Books
Worry and the Mordant Wallow
The Performance of Becoming Human
(Brooklyn Arts Press, 2016)
If a soldier is a professional warrior, then perhaps a poet is a professional worrier.
Daniel Borzutzky’s new book of poems, The Performance of Becoming Human (the latest from indefatigable Brooklyn Arts Press, soldiering on for nearly a decade now) can be quoted so as to suggest that it is merely the latest in a recent string of literary apocalypses, all of imaginative provenance (storm, zombies, aliens, meteors, plague, etc.), but all relying on the sadly pessimistic belief that we’re basically fucked.
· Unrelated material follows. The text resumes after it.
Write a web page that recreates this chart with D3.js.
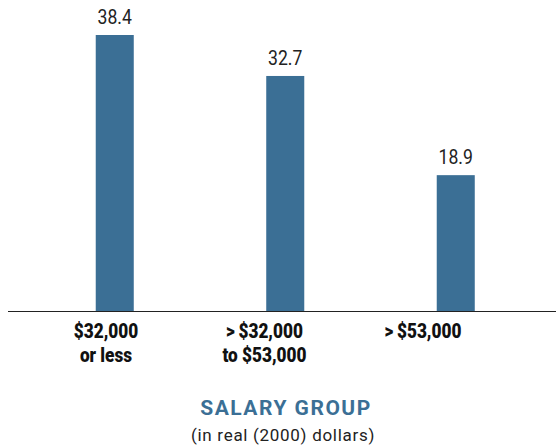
<!DOCTYPE html>
<html><head><meta charset="utf-8">
<script src="https://cdn.jsdelivr.net/npm/d3@7"></script>
<style>
body{margin:0;background:#fff;}
svg{display:block;}
</style></head>
<body>
<svg id="chart" width="556" height="447"></svg>
<script>
const categories = ["$32,000 or less", ">$32,000 to $53,000", ">$53,000"];
const categoryLines = [["$32,000", "or less"], [">\u2009$32,000", "to $53,000"], [">\u2009$53,000"]];
const values = [38.4, 32.7, 18.9];
const valueLabels = ["38.4", "32.7", "18.9"];
const axisTitle = "SALARY GROUP";
const axisSubtitle = "(in real (2000) dollars)";

const svg = d3.select("#chart");
const font = "'Roboto','Liberation Sans',sans-serif";
const barColor = "#3b6f95";

const x = d3.scaleBand().domain(categories).range([29.5, 541]).paddingInner(0.777).paddingOuter(0.3885);
const xLabel = d3.scalePoint().domain(categories).range([106, 423]);
const y = d3.scaleLinear().domain([0, 40]).range([311, 23.5]);

svg.selectAll("rect.bar").data(values).join("rect")
  .attr("class", "bar")
  .attr("x", (d, i) => x(categories[i]))
  .attr("width", x.bandwidth())
  .attr("y", d => y(d))
  .attr("height", d => y(0) - y(d))
  .attr("fill", barColor);

svg.selectAll("g.val").data(values).join("g")
  .attr("class", "val")
  .attr("transform", (d, i) => `translate(${x(categories[i]) + x.bandwidth() / 2},${y(d) - 11}) scale(0.88,1)`)
  .append("text")
  .attr("text-anchor", "middle")
  .attr("font-family", font)
  .attr("font-size", 20)
  .attr("fill", "#222")
  .text((d, i) => valueLabels[i]);

svg.append("line")
  .attr("x1", 8).attr("x2", 556)
  .attr("y1", y(0) + 0.5).attr("y2", y(0) + 0.5)
  .attr("stroke", "#222").attr("stroke-width", 1.2);

const labG = svg.selectAll("g.cat").data(categories).join("g")
  .attr("class", "cat")
  .attr("transform", d => `translate(${xLabel(d)},338) scale(0.82,1)`);
const lab = labG.append("text")
  .attr("text-anchor", "middle")
  .attr("font-family", font)
  .attr("font-weight", 900)
  .attr("font-size", 21)
  .attr("fill", "#111");
lab.selectAll("tspan").data((d, i) => categoryLines[i]).join("tspan")
  .attr("x", 0)
  .attr("dy", (d, j) => j === 0 ? 0 : 24)
  .text(d => d);

svg.append("text")
  .attr("x", 286).attr("y", 415)
  .attr("text-anchor", "middle")
  .attr("font-family", font)
  .attr("font-weight", "bold")
  .attr("font-size", 21)
  .attr("letter-spacing", 1.5)
  .attr("fill", barColor)
  .text(axisTitle);

svg.append("text")
  .attr("x", 283).attr("y", 441)
  .attr("text-anchor", "middle")
  .attr("font-family", font)
  .attr("font-size", 17)
  .attr("letter-spacing", 0.7)
  .attr("fill", "#222")
  .text(axisSubtitle);
</script>
</body></html>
For example, at one moment Borzutzky self-diagnoses his book as a “lullaby for the end of the world,” and at another he groans out a mordant wallow: “I look out the window and into the sea and compose a suicide note on my typewriter.” The book’s imagery tilts toward gore-heavy Armageddons, and variations on the phrase “rotten carcass economy” occur so often that one can’t help suspecting that Rotten Carcass Economy once ranked high on the volume’s list of potential titles. (In point of fact, Borzutzky has already published a book called In the Murmurs of the Rotten Carcass Economy—from which it can be deduced that rotting carcasses are not a fleeting authorial fascination.)
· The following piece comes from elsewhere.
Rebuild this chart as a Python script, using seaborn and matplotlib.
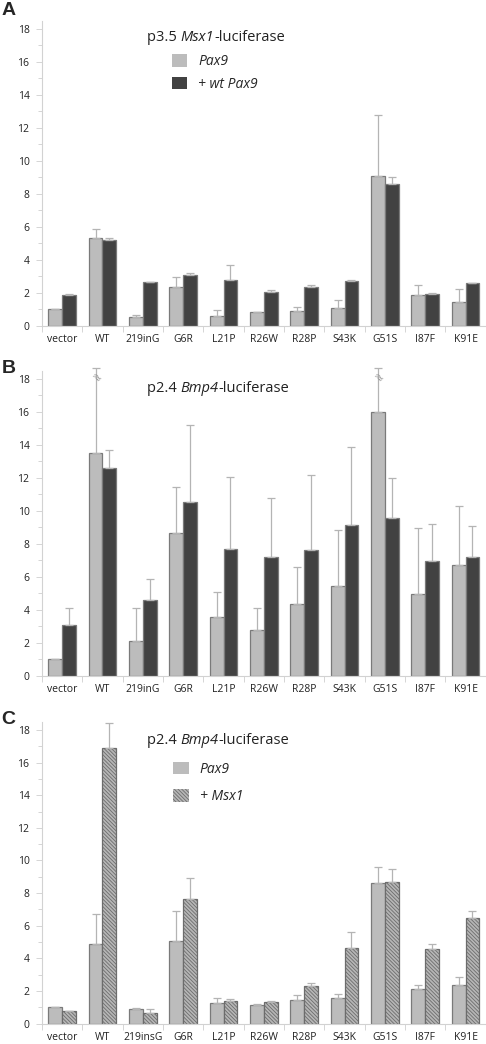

But it would be wrong to suggest that Borzutzky is only the most recent writer to turn his board and furiously paddle after yet another towering genre-wave of Freduian self-annihilation. It would be wrong to suggest that Borzutzky is only a worrier.
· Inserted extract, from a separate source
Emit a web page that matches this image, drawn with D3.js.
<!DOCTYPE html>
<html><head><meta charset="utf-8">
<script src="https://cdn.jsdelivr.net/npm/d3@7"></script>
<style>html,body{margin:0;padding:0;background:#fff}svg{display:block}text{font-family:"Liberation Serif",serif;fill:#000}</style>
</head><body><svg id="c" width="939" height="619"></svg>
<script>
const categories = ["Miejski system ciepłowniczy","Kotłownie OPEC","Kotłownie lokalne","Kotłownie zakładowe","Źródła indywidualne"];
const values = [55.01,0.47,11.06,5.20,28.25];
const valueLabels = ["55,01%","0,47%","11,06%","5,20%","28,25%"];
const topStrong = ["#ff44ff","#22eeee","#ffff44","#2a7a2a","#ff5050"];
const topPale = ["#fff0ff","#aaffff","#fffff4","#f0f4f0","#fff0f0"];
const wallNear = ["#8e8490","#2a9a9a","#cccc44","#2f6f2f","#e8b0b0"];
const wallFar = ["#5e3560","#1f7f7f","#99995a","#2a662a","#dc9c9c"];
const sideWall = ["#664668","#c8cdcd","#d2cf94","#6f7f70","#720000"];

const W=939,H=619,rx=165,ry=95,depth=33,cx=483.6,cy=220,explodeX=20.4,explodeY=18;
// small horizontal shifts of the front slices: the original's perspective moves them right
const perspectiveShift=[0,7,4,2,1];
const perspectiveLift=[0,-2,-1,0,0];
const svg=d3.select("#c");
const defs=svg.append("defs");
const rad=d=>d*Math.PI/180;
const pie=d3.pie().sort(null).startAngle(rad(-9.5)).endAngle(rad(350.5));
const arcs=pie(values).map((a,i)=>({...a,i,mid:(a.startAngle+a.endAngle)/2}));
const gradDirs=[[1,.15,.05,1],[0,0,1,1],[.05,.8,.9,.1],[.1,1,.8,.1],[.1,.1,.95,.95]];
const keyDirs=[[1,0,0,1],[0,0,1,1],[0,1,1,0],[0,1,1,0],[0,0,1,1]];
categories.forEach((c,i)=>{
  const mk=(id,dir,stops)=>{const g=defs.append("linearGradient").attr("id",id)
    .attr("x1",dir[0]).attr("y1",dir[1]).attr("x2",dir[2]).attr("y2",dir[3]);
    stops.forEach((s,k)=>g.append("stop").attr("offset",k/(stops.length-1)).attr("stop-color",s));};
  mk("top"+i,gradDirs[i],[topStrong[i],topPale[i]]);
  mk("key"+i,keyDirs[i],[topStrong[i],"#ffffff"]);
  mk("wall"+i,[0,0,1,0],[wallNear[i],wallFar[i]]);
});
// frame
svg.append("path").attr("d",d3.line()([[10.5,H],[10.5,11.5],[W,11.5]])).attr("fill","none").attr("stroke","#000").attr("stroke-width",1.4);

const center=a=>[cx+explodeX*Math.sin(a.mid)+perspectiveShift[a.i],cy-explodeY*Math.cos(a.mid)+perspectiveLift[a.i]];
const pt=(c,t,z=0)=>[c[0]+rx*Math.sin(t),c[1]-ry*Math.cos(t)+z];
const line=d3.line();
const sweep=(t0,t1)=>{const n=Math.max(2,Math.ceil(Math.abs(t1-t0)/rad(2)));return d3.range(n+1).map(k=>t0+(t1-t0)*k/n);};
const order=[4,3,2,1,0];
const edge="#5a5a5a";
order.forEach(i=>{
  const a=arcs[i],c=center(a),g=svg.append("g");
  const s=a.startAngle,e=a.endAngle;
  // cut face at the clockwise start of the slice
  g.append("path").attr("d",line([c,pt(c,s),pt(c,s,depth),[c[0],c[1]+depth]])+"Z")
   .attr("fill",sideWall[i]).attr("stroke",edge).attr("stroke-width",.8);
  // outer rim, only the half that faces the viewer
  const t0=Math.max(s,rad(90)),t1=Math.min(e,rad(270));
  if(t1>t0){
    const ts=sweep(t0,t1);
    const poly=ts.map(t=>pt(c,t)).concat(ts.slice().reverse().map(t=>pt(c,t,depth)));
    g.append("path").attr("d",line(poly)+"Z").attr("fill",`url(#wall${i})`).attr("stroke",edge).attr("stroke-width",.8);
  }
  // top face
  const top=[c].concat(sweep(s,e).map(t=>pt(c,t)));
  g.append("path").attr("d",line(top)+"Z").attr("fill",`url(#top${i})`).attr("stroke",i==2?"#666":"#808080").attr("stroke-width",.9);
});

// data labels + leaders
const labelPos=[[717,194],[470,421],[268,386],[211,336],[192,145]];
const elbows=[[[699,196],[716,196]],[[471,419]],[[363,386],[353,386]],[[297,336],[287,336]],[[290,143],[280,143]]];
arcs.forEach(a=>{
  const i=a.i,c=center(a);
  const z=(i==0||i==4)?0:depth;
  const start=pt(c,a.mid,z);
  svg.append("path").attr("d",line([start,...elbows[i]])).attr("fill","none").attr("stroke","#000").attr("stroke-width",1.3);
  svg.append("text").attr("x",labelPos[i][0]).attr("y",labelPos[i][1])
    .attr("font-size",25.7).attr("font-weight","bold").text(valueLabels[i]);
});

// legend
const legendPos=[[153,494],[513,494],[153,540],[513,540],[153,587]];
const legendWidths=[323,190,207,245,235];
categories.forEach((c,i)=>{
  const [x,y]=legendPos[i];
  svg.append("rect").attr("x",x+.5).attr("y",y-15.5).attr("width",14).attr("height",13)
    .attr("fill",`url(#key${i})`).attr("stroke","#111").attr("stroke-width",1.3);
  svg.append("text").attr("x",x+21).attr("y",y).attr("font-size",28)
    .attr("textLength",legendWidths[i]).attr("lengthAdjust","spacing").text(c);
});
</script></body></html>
And while I’m at it, let me suggest, as well, that it might be wrong to suggest that Borzutzky is only a poet.
To make my case: The Performance of Becoming Human is made up mostly of sentences; i.e., “poems” that don’t even have line breaks. Like news stories, each poem is made up of “lines” that are sentences; as such they break not when the poet decided that something—a sound, an idea—had finished, but when the typesetter said enough is enough, and moved down to the next line. But you can’t really call Borzutzky a prose poet either because he has no patience for paragraphs. Nope, the sentence is Borzutzky’s unit of currency—and, as it happens, the subject of sentences pops up quite a bit. For example:
The best way to end a sentence is with the word “blank.”
And:
The sentences are collapsing one by one and the bodies are collapsing in your bloody hands and you stitch me up and pray I will sleep and you tell me of the shattered bus stops where the refugees are waiting for the buses to take them to the mall where they are holding us now and there is a man outside our bodies making comments about perspective and scale and light and there is light once more in your bloody finger.
Not a whole lot of patience for punctuation, either! But I love this poem, and I love this sentence. I love the way the images and the meaning, like many in this sly and seductive book, slide effortlessly into your mind with a downright erotic sensation of penetration.
The goal of The Performance of Becoming Human, I suppose, is something edging toward Marxism or anticapitalism (it is a political book, and a good one because Borzutzky understands, as many political poets and prose writers do not, that if you are going to make a political statement, if you are going to engage in literary “worrying,” you must first and foremost aim to be good, by which I mean interesting, beautiful, and truthful) but what I found myself responding to best was something else, something only tangentially related to all that. What I loved best was the volume’s secret insistence that we should not think of it as a typical book of discrete poems, presented in that all-too-familiar scroll show of a poet’s various secretions, pressed down onto a series of microscope slides. No, there is something more, some controlling arc or vision.
Hence, Borzutzky writes:
There is a constant beat behind this writing
And:
And this is where the story should end.
But bedtime stories for the end of the world don’t end where they are supposed to end.
Yes, Borzutzky is writing about the fuckedupness of the world, but he isn’t strictly a worrier: there is another side to it—“Nothing that can’t be fixed/By a full-scale overhaul/Of absolutely everything.” For me, what was most exciting about The Performance of Becoming Human was its refusal to accept a hard distinction between poetry and prose. That’s that overhaul.
Borzutzky is neither warrior nor worrier. But there is much to be concerned about—I think he would admit this—and maybe there is even a war. But in this conflict the best weapon is neither pen nor poem. Rather, what persists as the secret resource of those who continue to wander the rotten carcass economy is the totality of the book, conscious of its purpose and its beauty, and refusing to accept battle lines drawn between poet and writer, between broken line and meandering sentence.